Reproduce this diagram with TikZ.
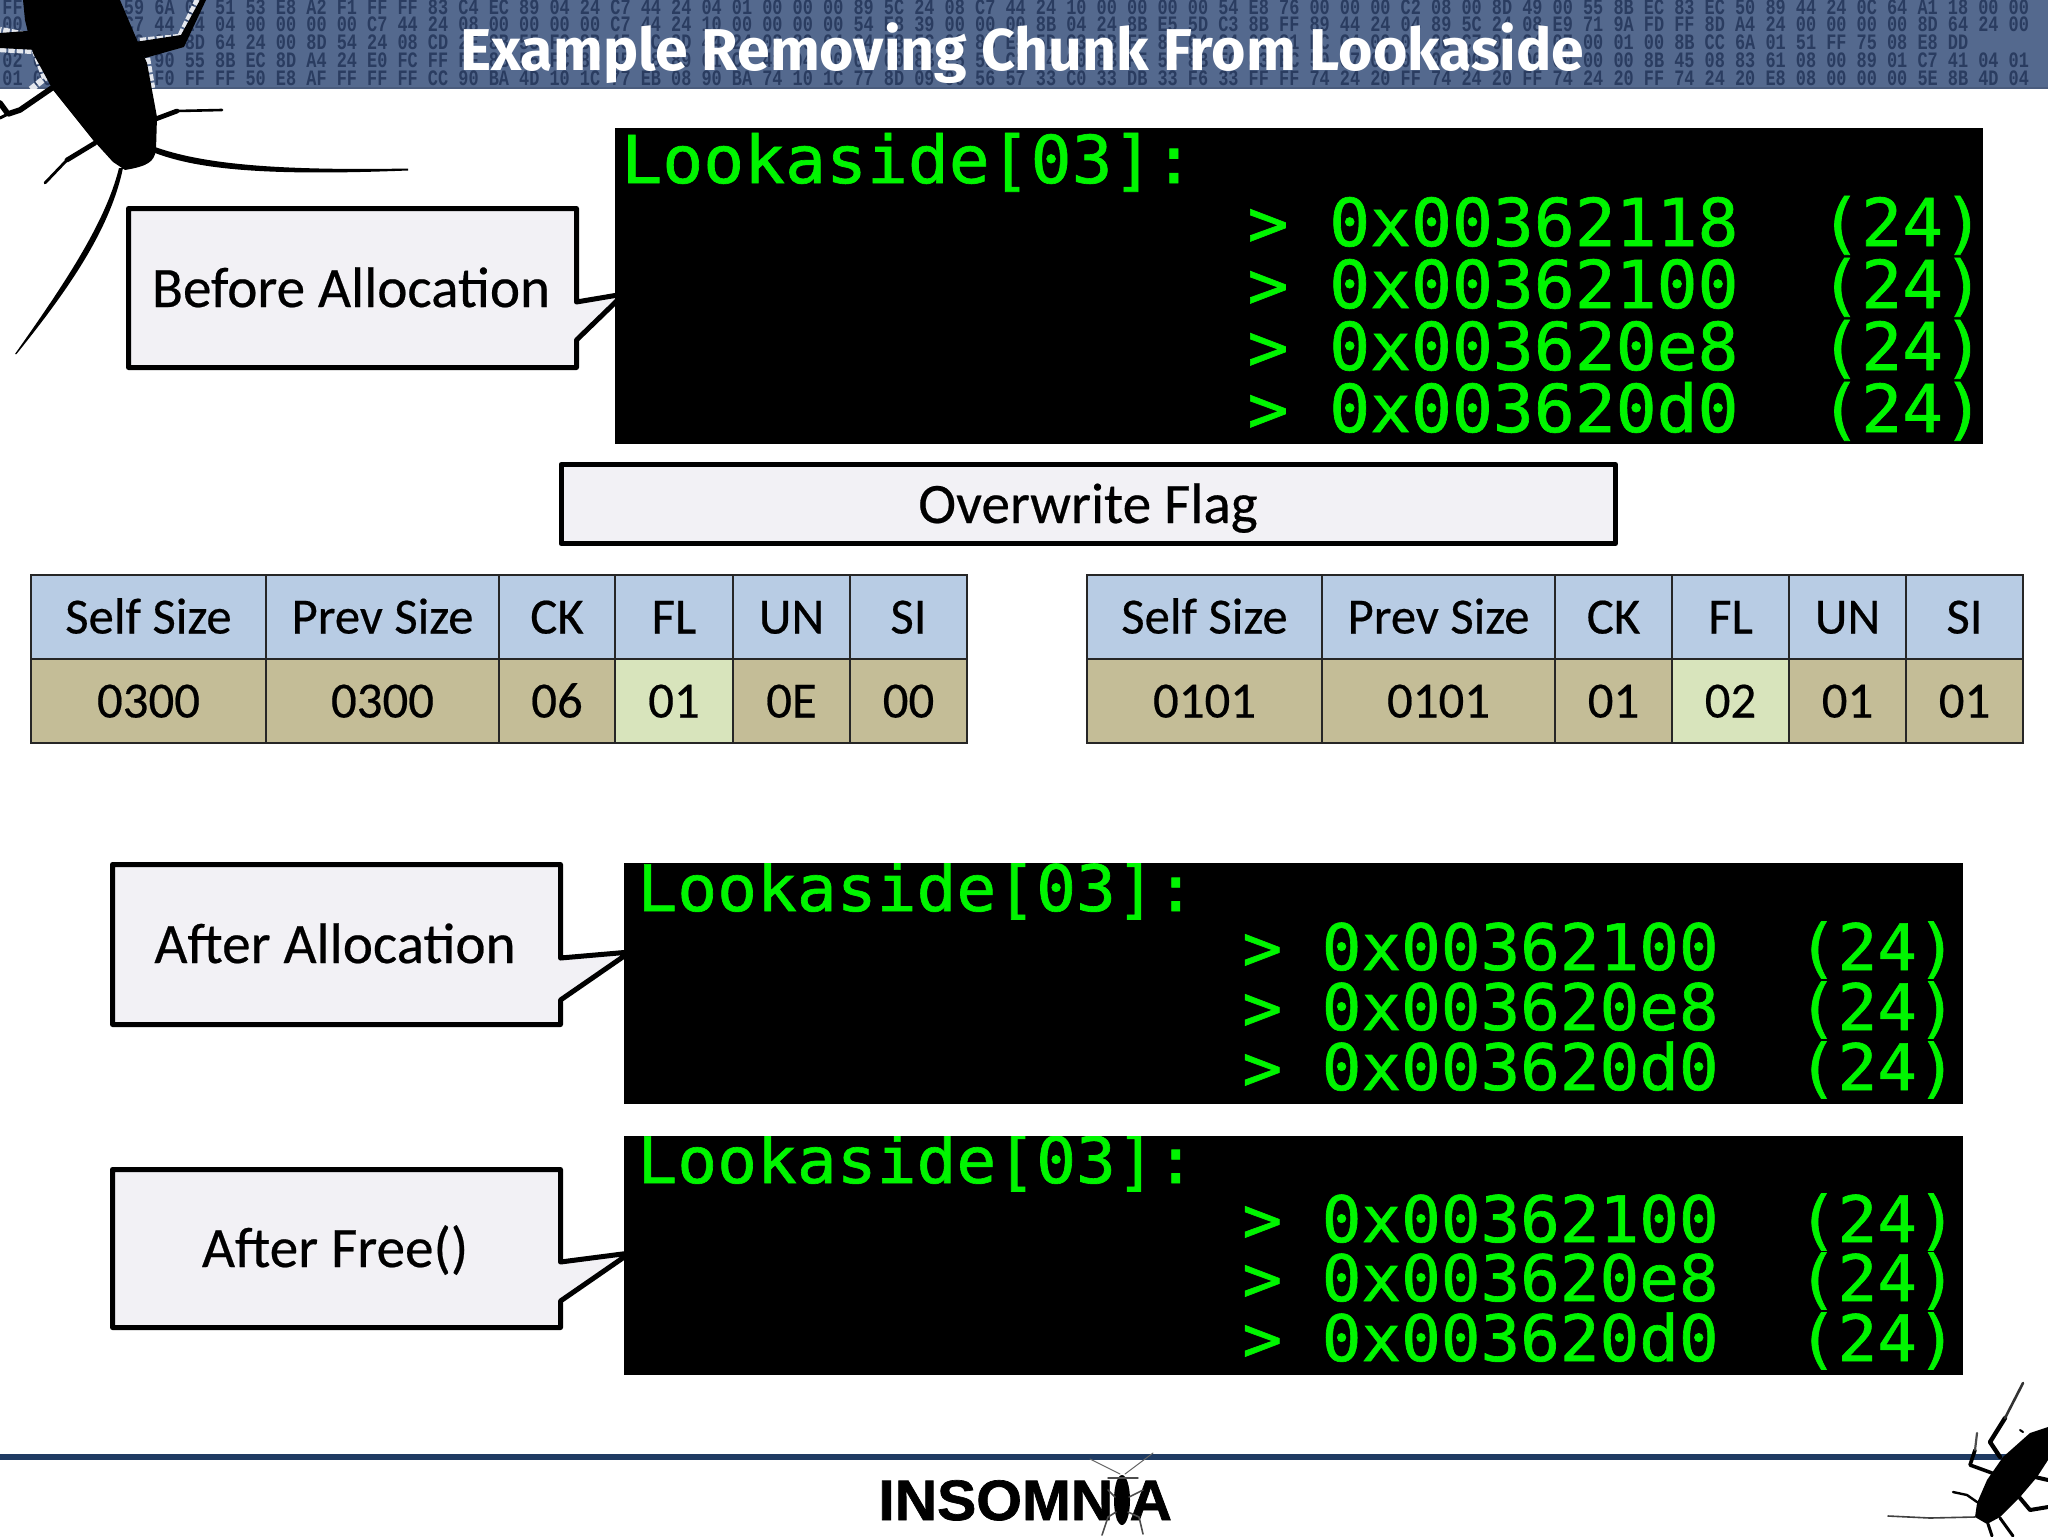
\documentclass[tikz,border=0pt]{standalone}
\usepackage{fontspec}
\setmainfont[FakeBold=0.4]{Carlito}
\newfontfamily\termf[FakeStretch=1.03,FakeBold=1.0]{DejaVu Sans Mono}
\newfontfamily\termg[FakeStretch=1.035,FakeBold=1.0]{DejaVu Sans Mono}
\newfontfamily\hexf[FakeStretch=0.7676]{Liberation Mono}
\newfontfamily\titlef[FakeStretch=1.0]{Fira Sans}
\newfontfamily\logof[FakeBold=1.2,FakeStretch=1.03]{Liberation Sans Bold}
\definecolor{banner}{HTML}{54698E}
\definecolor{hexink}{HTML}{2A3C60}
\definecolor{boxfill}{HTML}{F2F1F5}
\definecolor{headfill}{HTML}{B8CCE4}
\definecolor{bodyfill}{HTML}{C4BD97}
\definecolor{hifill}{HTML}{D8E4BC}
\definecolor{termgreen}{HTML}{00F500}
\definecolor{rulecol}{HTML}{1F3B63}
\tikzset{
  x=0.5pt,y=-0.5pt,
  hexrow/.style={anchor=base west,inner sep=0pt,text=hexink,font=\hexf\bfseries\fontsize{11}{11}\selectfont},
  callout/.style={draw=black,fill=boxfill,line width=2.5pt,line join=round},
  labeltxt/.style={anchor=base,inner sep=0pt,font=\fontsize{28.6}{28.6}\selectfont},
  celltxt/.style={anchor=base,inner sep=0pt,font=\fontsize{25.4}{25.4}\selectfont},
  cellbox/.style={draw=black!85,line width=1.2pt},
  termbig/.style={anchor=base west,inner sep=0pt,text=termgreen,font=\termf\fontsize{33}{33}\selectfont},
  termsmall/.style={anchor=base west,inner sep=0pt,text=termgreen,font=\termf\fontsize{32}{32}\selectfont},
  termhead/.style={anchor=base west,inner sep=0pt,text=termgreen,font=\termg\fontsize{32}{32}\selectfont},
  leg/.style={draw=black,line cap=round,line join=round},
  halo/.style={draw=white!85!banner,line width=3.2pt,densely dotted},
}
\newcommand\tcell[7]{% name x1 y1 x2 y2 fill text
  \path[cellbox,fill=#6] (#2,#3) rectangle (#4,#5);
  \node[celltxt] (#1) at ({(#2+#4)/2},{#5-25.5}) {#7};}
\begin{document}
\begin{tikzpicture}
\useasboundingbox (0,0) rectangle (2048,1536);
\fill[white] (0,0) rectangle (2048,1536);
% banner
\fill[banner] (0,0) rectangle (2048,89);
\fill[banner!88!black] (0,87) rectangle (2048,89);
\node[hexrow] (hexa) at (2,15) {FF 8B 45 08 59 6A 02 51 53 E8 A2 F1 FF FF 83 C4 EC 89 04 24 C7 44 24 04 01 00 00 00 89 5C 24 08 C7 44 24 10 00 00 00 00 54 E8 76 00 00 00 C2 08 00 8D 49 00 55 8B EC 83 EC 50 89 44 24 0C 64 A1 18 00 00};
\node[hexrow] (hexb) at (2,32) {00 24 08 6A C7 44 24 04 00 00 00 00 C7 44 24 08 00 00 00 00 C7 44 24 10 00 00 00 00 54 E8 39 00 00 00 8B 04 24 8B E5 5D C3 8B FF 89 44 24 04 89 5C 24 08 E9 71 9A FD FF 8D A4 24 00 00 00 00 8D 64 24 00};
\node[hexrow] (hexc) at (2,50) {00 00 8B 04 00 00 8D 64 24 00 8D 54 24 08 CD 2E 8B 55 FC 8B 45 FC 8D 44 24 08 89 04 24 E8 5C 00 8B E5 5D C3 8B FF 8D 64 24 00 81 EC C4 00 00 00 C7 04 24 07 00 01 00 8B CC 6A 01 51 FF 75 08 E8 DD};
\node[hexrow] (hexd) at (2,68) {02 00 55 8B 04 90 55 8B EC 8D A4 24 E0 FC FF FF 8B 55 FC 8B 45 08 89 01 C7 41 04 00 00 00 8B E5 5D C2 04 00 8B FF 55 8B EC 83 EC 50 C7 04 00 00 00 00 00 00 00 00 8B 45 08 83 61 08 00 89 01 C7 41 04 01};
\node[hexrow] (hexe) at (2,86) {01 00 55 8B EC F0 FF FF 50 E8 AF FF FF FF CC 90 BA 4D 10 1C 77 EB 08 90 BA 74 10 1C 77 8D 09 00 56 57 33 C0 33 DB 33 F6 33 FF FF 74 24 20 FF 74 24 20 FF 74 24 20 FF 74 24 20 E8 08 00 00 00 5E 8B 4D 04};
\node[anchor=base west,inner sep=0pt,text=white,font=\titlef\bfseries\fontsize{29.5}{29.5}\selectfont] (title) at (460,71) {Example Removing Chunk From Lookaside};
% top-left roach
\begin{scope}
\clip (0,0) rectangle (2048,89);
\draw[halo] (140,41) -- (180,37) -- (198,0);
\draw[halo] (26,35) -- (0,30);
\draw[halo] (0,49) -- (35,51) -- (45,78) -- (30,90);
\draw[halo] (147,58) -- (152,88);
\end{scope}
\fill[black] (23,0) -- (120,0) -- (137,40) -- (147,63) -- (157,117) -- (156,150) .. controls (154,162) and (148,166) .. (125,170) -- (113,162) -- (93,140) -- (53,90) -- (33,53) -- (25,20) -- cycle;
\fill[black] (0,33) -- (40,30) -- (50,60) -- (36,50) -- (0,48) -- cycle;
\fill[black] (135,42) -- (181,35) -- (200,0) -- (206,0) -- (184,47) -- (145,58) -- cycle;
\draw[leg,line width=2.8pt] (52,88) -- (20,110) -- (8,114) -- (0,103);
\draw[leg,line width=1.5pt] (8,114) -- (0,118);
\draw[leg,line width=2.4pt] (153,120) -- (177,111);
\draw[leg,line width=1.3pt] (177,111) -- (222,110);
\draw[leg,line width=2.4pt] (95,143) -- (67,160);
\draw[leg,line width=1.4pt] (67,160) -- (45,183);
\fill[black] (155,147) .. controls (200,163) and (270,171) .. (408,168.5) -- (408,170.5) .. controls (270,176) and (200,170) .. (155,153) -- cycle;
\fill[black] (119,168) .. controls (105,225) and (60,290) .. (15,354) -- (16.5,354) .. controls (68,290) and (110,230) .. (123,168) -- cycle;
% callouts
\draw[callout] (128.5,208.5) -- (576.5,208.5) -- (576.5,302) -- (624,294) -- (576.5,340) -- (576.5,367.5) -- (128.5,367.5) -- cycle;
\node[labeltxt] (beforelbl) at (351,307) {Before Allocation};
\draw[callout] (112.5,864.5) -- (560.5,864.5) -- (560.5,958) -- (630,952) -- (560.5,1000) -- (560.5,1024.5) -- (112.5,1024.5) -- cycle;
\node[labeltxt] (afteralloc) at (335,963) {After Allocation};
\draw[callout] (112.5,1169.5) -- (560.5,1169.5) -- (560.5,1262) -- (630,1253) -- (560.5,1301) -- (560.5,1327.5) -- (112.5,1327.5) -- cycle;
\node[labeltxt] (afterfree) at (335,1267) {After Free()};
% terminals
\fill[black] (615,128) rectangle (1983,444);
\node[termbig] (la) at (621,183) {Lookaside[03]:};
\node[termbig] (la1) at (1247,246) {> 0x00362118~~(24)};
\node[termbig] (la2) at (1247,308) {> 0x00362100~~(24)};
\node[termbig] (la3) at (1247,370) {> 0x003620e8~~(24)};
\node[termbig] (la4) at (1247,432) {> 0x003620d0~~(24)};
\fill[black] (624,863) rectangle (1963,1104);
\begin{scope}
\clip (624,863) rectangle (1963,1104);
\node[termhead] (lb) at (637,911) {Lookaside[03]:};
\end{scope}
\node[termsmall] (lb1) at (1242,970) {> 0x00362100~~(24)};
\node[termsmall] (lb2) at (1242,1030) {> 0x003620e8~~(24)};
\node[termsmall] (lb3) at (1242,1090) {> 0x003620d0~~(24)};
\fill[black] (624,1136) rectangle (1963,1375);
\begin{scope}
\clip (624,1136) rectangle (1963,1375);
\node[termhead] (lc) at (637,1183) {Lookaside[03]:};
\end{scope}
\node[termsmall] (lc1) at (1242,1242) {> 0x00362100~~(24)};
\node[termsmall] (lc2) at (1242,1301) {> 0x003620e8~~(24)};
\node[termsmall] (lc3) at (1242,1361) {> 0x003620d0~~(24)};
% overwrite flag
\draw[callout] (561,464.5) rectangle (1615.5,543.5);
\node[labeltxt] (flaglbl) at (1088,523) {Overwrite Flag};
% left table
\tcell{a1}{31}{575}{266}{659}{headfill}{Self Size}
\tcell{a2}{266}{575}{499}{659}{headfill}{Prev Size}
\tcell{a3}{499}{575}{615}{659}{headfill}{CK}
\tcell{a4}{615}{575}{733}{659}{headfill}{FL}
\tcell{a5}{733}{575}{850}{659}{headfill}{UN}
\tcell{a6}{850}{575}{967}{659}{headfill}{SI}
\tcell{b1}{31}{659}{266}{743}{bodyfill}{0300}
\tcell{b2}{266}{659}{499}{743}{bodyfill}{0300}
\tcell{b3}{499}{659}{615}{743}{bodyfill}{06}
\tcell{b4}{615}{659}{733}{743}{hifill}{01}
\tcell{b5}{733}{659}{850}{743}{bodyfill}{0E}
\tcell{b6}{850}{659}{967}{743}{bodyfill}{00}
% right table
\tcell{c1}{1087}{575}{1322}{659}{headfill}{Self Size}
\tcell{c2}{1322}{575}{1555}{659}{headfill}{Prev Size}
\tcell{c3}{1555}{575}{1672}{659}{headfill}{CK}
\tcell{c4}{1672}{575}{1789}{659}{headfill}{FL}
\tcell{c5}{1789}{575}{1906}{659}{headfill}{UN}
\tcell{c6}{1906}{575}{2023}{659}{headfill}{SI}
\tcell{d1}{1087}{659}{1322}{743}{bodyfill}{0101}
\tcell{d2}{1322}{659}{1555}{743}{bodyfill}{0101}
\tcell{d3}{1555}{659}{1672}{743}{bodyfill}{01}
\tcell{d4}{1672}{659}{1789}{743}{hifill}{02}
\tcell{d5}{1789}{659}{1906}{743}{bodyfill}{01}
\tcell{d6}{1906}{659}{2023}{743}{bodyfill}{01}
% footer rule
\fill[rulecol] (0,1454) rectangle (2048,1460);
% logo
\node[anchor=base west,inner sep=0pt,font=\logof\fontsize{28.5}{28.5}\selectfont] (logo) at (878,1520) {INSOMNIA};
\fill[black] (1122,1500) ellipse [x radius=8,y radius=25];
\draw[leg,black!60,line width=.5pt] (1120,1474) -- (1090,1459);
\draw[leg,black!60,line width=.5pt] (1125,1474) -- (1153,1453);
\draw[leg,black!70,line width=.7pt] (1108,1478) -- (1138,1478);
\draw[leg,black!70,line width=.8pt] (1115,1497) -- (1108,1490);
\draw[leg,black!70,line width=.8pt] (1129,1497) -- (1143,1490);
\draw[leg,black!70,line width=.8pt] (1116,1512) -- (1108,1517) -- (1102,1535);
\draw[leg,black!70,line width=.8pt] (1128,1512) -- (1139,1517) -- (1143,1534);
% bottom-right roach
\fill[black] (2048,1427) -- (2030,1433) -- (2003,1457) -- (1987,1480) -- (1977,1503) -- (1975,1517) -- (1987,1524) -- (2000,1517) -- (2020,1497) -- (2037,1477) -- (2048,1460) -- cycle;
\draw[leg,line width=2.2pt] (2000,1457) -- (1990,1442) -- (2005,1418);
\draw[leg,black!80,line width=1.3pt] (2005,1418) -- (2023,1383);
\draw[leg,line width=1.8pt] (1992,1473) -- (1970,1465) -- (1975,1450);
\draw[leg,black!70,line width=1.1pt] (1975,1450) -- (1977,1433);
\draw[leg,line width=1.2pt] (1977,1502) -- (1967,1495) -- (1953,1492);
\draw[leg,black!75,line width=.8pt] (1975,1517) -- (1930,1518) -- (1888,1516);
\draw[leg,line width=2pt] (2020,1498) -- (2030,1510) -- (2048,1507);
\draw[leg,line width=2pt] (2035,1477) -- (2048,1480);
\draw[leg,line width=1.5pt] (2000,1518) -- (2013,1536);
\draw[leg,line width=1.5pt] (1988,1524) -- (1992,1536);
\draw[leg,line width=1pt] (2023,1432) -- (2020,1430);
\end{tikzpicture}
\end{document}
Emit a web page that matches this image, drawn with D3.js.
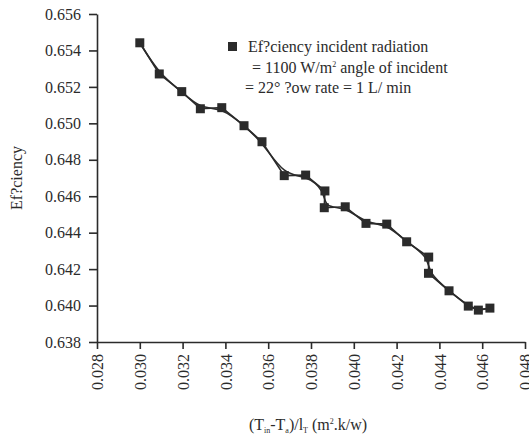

▸ **DIRECTIONS**: All lines holding the word "with" should be picked out and copied.

▸ **RESPONSE TO THE EXERCISE**:
Reproduce this diagram with TikZ.
Emit a web page that matches this image, drawn with D3.js.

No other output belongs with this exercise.